**Exercise task**
Extract exactly the lines from the top of the records through the line containing "minimum width=332pt] (main)", and keep pictures out of the copy.

[Rows from a dataset]

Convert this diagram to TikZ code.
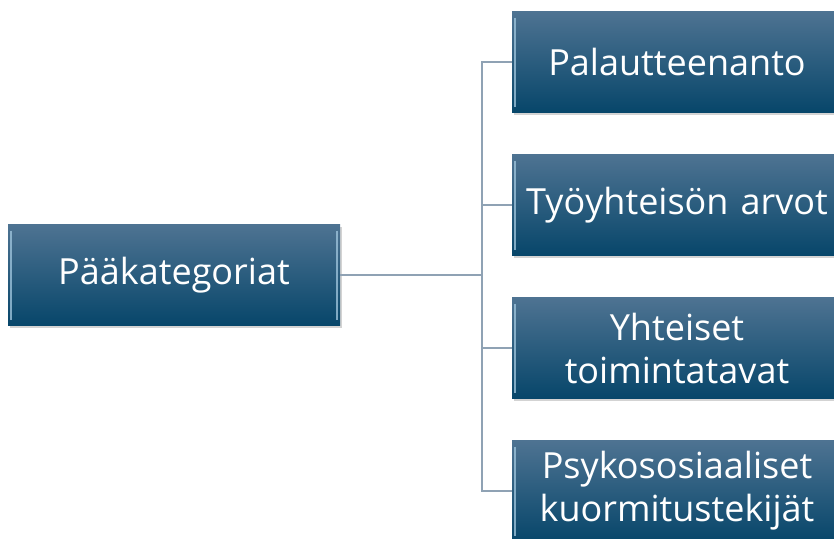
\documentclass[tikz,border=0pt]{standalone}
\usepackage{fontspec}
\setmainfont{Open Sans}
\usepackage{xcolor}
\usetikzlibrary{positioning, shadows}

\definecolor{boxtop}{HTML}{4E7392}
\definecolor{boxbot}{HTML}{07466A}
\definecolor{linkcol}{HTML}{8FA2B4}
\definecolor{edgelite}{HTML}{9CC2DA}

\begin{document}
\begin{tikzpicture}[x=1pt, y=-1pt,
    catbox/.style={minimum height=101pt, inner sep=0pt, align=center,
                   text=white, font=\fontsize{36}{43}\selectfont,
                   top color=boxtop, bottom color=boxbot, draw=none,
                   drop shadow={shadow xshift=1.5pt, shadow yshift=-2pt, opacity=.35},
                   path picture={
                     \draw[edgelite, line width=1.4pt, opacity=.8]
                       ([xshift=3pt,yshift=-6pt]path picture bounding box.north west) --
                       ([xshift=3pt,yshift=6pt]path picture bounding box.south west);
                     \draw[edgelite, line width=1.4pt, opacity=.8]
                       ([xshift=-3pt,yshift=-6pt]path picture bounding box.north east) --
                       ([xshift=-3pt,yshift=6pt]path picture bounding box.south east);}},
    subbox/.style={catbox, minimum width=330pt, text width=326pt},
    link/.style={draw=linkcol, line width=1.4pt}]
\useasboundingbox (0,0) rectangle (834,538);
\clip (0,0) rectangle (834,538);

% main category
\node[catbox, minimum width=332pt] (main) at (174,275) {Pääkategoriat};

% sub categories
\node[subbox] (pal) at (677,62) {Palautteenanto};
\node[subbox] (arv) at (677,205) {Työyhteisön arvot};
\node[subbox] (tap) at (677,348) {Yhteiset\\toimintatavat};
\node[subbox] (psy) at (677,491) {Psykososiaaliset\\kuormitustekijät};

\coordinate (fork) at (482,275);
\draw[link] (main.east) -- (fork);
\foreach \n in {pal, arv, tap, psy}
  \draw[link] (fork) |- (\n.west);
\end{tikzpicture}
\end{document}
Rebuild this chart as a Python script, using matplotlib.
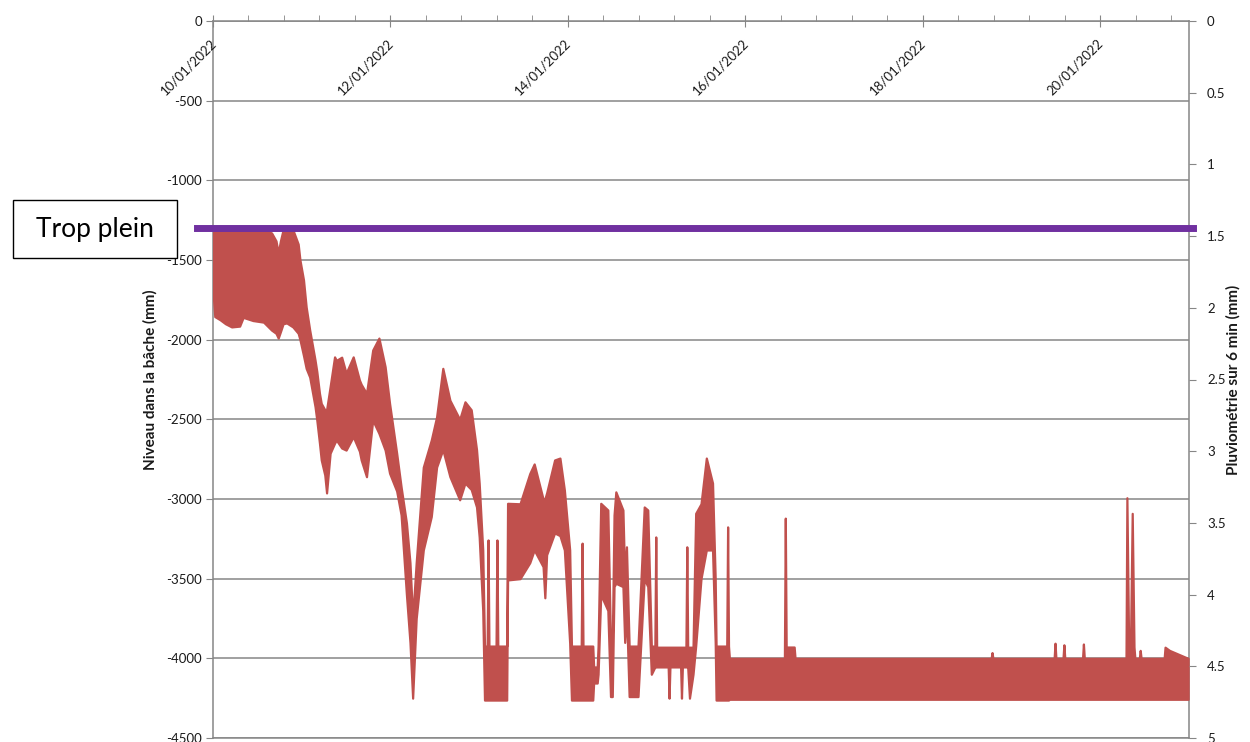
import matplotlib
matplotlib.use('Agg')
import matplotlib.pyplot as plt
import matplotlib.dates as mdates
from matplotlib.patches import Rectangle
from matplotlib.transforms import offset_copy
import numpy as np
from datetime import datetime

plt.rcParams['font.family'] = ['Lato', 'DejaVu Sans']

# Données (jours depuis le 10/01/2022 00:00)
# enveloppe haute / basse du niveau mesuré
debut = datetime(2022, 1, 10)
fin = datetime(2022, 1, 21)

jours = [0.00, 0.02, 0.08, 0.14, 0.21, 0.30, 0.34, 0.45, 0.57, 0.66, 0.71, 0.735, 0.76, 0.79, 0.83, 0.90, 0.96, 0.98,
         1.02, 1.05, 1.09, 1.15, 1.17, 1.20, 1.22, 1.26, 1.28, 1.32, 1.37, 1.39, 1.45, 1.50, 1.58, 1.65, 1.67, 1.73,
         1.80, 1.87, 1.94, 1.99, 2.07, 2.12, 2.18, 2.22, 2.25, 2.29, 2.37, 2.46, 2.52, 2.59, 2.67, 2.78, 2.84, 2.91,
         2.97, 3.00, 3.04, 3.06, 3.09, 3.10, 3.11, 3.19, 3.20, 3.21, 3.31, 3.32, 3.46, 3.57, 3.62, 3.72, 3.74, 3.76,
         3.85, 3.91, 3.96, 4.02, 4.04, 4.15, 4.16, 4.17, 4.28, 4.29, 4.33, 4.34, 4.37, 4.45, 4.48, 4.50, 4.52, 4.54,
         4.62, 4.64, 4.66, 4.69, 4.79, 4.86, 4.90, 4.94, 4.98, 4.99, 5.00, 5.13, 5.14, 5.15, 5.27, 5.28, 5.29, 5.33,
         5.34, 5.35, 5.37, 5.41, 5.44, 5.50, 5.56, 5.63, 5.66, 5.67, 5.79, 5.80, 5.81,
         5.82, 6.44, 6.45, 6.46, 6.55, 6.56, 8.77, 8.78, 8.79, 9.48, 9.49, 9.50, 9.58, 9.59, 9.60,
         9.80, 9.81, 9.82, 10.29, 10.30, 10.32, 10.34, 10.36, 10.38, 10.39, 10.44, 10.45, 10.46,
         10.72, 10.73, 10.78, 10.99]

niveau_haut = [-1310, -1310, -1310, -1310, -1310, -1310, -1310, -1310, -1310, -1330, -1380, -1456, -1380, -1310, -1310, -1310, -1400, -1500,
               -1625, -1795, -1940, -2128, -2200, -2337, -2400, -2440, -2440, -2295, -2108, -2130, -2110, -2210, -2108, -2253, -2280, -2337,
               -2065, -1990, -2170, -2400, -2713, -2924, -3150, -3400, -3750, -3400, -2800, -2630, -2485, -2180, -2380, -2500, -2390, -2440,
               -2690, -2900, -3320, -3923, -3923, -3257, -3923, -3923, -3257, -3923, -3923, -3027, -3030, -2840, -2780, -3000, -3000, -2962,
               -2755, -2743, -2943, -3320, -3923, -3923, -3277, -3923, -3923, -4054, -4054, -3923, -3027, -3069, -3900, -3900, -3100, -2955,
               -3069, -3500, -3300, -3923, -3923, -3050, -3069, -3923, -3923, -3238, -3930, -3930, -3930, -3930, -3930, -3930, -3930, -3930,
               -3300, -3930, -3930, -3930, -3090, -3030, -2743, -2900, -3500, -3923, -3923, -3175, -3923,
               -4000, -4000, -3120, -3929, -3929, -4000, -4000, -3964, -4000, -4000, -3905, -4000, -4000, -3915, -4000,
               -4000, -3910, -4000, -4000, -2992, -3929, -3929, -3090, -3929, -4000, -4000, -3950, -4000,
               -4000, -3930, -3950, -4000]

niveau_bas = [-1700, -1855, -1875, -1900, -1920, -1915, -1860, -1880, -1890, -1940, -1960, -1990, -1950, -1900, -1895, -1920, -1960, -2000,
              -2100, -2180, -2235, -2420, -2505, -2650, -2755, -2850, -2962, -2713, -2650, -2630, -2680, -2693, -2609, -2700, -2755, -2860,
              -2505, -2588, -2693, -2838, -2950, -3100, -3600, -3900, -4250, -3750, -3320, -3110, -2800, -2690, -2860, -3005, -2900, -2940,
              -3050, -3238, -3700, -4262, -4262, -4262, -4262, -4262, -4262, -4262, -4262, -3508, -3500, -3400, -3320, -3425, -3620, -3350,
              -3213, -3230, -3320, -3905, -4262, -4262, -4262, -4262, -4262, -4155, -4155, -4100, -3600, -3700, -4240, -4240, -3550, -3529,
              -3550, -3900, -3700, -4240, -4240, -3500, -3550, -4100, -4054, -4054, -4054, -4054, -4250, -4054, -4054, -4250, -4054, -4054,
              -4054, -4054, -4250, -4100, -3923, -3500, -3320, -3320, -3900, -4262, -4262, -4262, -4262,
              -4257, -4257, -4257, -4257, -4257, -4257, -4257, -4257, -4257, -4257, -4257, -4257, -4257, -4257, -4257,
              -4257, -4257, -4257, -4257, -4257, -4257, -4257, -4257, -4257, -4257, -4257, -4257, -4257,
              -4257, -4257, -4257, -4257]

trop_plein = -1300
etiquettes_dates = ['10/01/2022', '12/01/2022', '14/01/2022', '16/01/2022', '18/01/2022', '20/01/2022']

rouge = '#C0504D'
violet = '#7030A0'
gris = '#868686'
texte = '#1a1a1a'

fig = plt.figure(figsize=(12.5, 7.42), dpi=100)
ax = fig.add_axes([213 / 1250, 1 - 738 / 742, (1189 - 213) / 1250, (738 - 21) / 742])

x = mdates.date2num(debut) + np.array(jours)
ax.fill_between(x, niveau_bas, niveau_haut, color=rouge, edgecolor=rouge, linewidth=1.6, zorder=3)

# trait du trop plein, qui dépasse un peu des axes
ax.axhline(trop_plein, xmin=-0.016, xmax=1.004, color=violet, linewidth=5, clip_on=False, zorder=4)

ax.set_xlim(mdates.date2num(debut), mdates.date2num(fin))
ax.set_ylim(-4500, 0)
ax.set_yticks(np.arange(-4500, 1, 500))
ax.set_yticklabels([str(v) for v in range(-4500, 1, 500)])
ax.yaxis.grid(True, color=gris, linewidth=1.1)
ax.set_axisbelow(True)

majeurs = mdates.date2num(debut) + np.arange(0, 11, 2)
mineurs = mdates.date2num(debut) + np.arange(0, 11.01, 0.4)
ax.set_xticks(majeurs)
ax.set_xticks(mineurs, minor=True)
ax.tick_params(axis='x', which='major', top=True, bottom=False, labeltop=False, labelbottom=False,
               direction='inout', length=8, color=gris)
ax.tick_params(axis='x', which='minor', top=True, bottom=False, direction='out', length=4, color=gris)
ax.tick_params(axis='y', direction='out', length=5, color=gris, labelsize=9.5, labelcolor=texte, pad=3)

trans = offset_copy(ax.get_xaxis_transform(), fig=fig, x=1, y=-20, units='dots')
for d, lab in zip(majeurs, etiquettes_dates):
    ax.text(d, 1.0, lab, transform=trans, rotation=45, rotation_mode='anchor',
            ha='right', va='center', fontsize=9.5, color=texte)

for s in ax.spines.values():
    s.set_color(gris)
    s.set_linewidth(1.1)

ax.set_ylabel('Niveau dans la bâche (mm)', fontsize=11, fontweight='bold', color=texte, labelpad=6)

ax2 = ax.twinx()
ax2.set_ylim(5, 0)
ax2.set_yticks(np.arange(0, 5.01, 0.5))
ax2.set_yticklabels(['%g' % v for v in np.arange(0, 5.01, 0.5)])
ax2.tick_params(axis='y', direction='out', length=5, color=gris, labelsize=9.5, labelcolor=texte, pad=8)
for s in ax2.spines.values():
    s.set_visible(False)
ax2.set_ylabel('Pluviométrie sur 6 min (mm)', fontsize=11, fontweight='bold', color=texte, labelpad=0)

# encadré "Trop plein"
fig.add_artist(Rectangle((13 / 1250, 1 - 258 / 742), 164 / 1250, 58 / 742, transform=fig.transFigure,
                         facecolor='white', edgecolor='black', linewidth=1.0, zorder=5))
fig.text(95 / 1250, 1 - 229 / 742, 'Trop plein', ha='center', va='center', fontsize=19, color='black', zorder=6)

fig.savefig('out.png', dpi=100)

**Written reply**
Convert this diagram to TikZ code.
\documentclass[tikz,border=0pt]{standalone}
\usepackage{fontspec}
\setmainfont{Open Sans}
\usepackage{xcolor}
\usetikzlibrary{positioning, shadows}

\definecolor{boxtop}{HTML}{4E7392}
\definecolor{boxbot}{HTML}{07466A}
\definecolor{linkcol}{HTML}{8FA2B4}
\definecolor{edgelite}{HTML}{9CC2DA}

\begin{document}
\begin{tikzpicture}[x=1pt, y=-1pt,
    catbox/.style={minimum height=101pt, inner sep=0pt, align=center,
                   text=white, font=\fontsize{36}{43}\selectfont,
                   top color=boxtop, bottom color=boxbot, draw=none,
                   drop shadow={shadow xshift=1.5pt, shadow yshift=-2pt, opacity=.35},
                   path picture={
                     \draw[edgelite, line width=1.4pt, opacity=.8]
                       ([xshift=3pt,yshift=-6pt]path picture bounding box.north west) --
                       ([xshift=3pt,yshift=6pt]path picture bounding box.south west);
                     \draw[edgelite, line width=1.4pt, opacity=.8]
                       ([xshift=-3pt,yshift=-6pt]path picture bounding box.north east) --
                       ([xshift=-3pt,yshift=6pt]path picture bounding box.south east);}},
    subbox/.style={catbox, minimum width=330pt, text width=326pt},
    link/.style={draw=linkcol, line width=1.4pt}]
\useasboundingbox (0,0) rectangle (834,538);
\clip (0,0) rectangle (834,538);

% main category
\node[catbox, minimum width=332pt] (main) at (174,275) {Pääkategoriat};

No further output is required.